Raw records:
_____
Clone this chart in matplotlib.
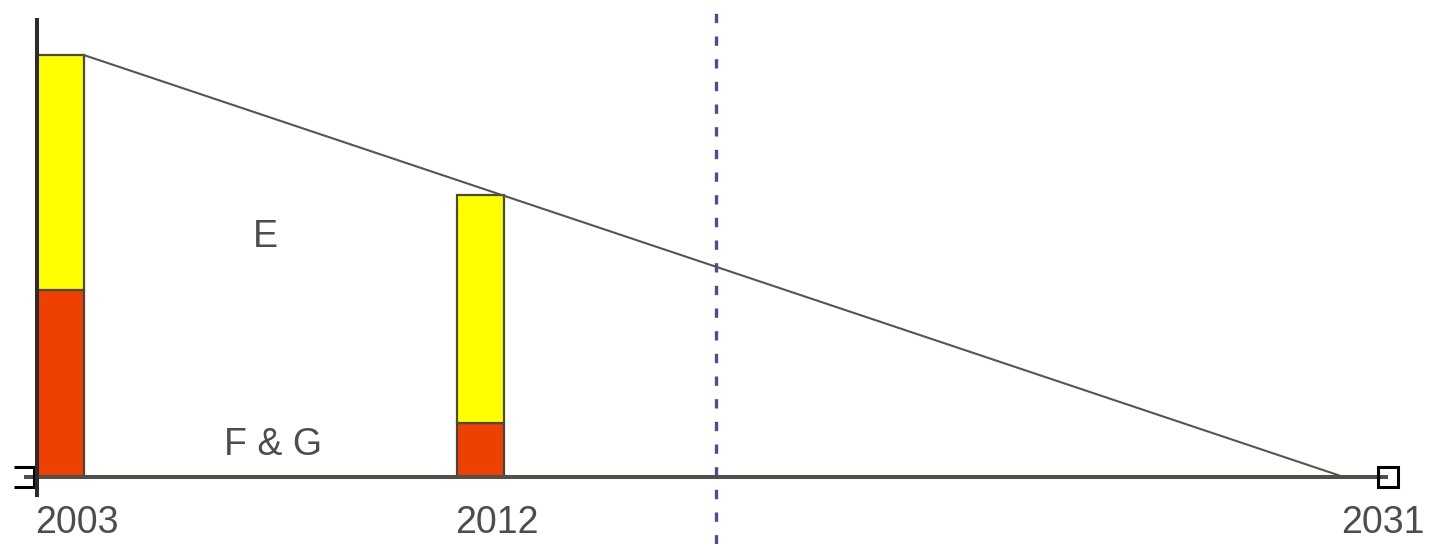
import matplotlib

matplotlib.use("Agg")
import matplotlib.pyplot as plt
from matplotlib.path import Path

# bar years and stacked values (arbitrary units, 2003 total = 100)
years = [2003, 2012]
red_part = [44.3, 12.8]
yellow_part = [55.7, 54.0]

# straight trend line down to zero
trend_x = [2004, 2031]
trend_y = [100.0, 0.0]

tick_years = [2003, 2012, 2031]
divider_year = 2017.55
axis_ends = [2002.72, 2031.95]

region_labels = [("E", 2007.9, 56.9), ("F & G", 2008.06, 7.6)]


def main() -> int:
    fig = plt.figure(figsize=(14.36, 5.44), dpi=100)
    ax = fig.add_axes([0, 0, 1, 1])
    ax.set_xlim(2002.207, 2032.976)
    ax.set_ylim(-15.88, 113.03)
    ax.axis("off")

    ax.bar(years, red_part, width=1.0, align="edge", color="#ee4000",
           edgecolor="#4a4538", linewidth=1.6, zorder=2)
    ax.bar(years, yellow_part, bottom=red_part, width=1.0, align="edge",
           color="#ffff00", edgecolor="#4a4a38", linewidth=1.6, zorder=2)

    ax.plot(trend_x, trend_y, color="#555555", linewidth=1.5, zorder=3)

    # horizontal axis with end markers
    ax.plot(axis_ends, [0, 0], color="#505048", linewidth=2.9, zorder=4,
            solid_capstyle="butt")
    open_square = Path([(-1, 1), (1, 1), (1, -1), (-1, -1)],
                       [Path.MOVETO, Path.LINETO, Path.LINETO, Path.LINETO])
    ax.plot(axis_ends[:1], [0], linestyle="none", marker=open_square,
            markersize=14, markerfacecolor="none", markeredgecolor="black",
            markeredgewidth=2.2, zorder=4)
    ax.plot(axis_ends[1:], [0], linestyle="none", marker="s", markersize=14,
            markerfacecolor="none", markeredgecolor="black",
            markeredgewidth=2.2, zorder=4)

    # vertical axis
    ax.plot([2003.0, 2003.0], [-4.7, 108.8], color="#2e2b26", linewidth=2.9,
            zorder=5, solid_capstyle="butt")

    ax.axvline(divider_year, color="#5e4590", linewidth=2.4,
               linestyle=(0, (2.8, 4.0)), zorder=1)

    for yr in tick_years:
        ax.text(yr - 0.05, -10.8, str(yr), ha="left", va="center",
                fontsize=27, color="#4d4d4d", family="Liberation Sans")

    for text, x, y in region_labels:
        ax.text(x, y, text, ha="center", va="center", fontsize=27,
                color="#4d4d4d", family="Liberation Sans")

    fig.savefig("out.png", dpi=100)
    plt.close(fig)
    return 0


if __name__ == "__main__":
    raise SystemExit(main())
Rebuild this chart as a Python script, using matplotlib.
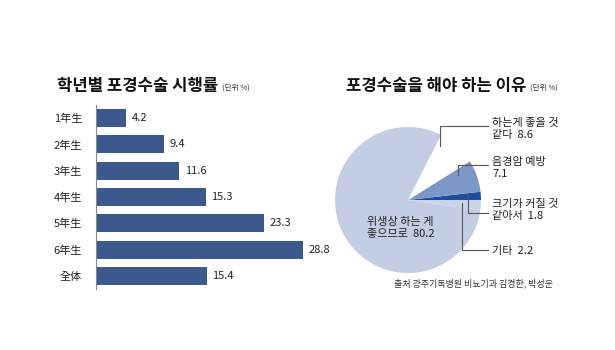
_____
▶ _Set task_:
Go through the lines above. Select every one that has the string "chart".

▶ _Written answer_:
Clone this chart in matplotlib.
Rebuild this chart as a Python script, using matplotlib.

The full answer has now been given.